In 2014, he once again angered the Chinese government after posting photos of himself visiting the Yasukuni Shrine in Tokyo. The shrine has been under controversy for glorifying the leaders executed for war crimes against 2.5 million dead Japanese. One picture showed the pop star dressed in a baseball cap, hoodie and boots, standing in front of the shrine, the caption reading “Thank you for your blessings.” This gesture infuriated the Chinese and Korean sentiments. Thereafter, he apologised for the photo and deleted it from his Instagram account.
The ban on artists: Political intolerance?
China is known for its ultra-conservative political stance. In 2008, the Ministry of Culture in China issued a statement saying “Any artistic group or individual who have ever engaged in activities which threaten our national sovereignty will not be allowed in.”
The temporary ban on Bieber is only a minor example of China’s political insecurities spilling over to pop culture. The history of political intolerance in tandem with pop culture has more weight where artists have talked of one of China’s greatest conflicts.
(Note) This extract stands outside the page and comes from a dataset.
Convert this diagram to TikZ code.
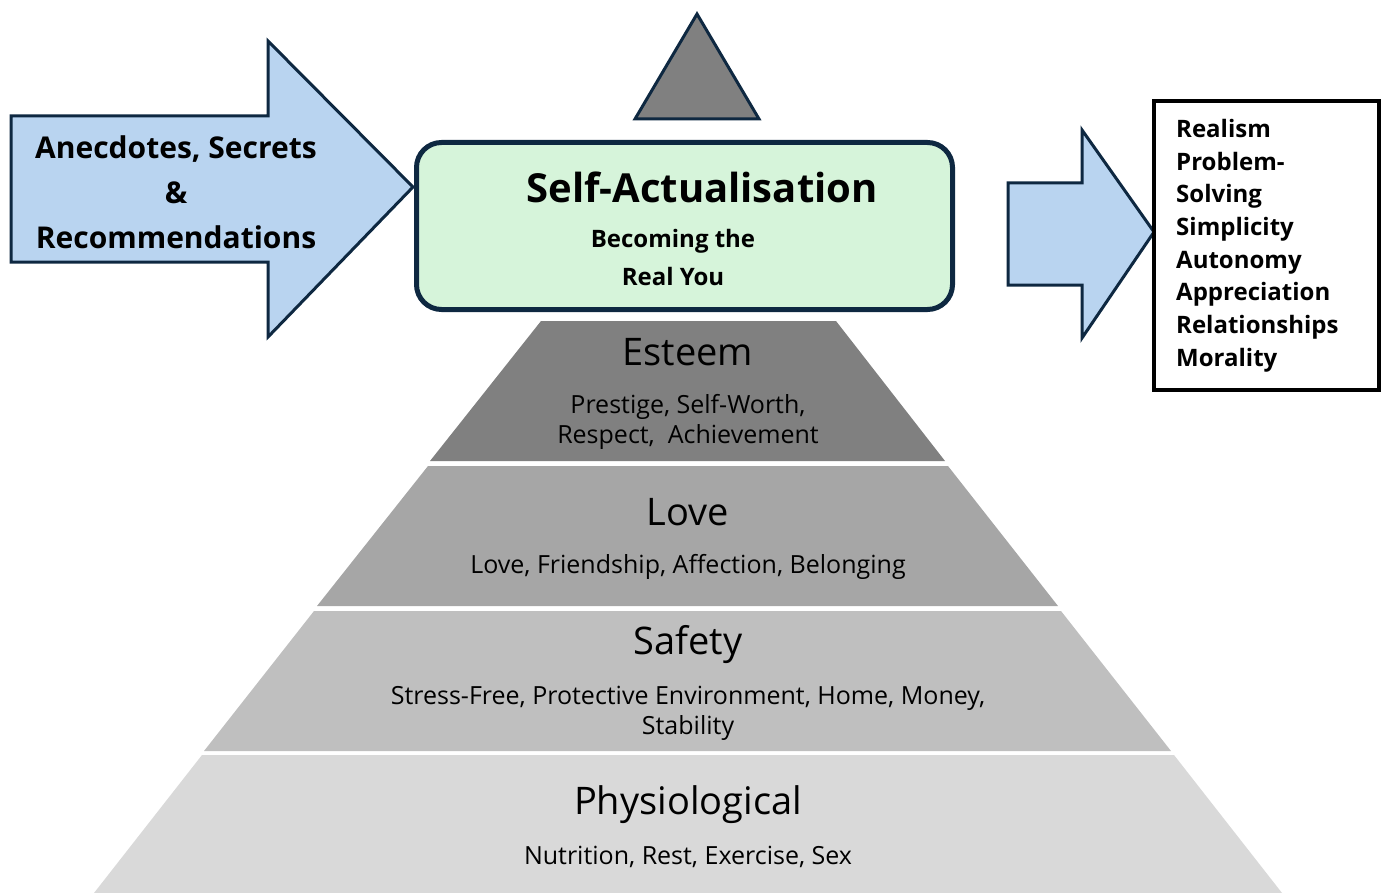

Chinese aggression against sympathy for Tibet
China has reacted aggressively to musicians showing affiliation to Tibetan issues or the Dalai Lama, the exiled Tibetan spiritual leader. For the Chinese, he is a separatist who is conspiring to split the Himalayan region from China to rule there in the name of God.
In June 2016, the country banned Lady Gaga after she met with the Dalai Lama to discuss yoga. Los Angeles band ‘Maroon 5’ too was banned after their keyboard player sent birthday wishes to the spiritual leader. The band ‘Oasis’ was barred when guitarist Noel Gallagher performed at a Free Tibet concert in New York. British rock band ‘Placebo’ faces a lifetime ban. In 2010, Nobel Prize winner Bob Dylan was refused permission to perform in Beijing and Shanghai. This was due to his song topics about social protest and revolution. Bjork’s song ‘Declare Independence’ particularly upset the Chinese authorities.
It is apparent that the Communist Party colours musicians in shades of political intolerance. Any sort of counter-voice that could potentially threaten its political propaganda is barred entry and considered a ‘contamination’. The question arises: is banning the way to defame the musician, as the authorities wish to?
Censoring artists: An ironic move
Despite all the banning, musicians’ fame goes upslope. Controversy feeds curiosity. Fans want to watch a train wreck – they are energised by it. David Bakula, who studies pop-culture consumption, says “the edgy things make fans more passionate.”
Bieber’s ‘Purpose’ received four 2017 Grammy Award nominations, including the most prestigious Album of the Year and has made $56 billion. After Bob Dylan was banned, fan fiasco coerced authorities to lift the ban partially and he was permitted to perform a checked list of songs. In 2016, he received the Nobel Prize for songs considered equivalent to ‘great literary art’.
Censorship often ironically reinforces the hype. This is not to deny that artists may have violated cultural or political norms, but putting an immediate ban will not stop the proliferation of counter ideologies. Rather, it could backfire by further boosting the popularity of the celebrity.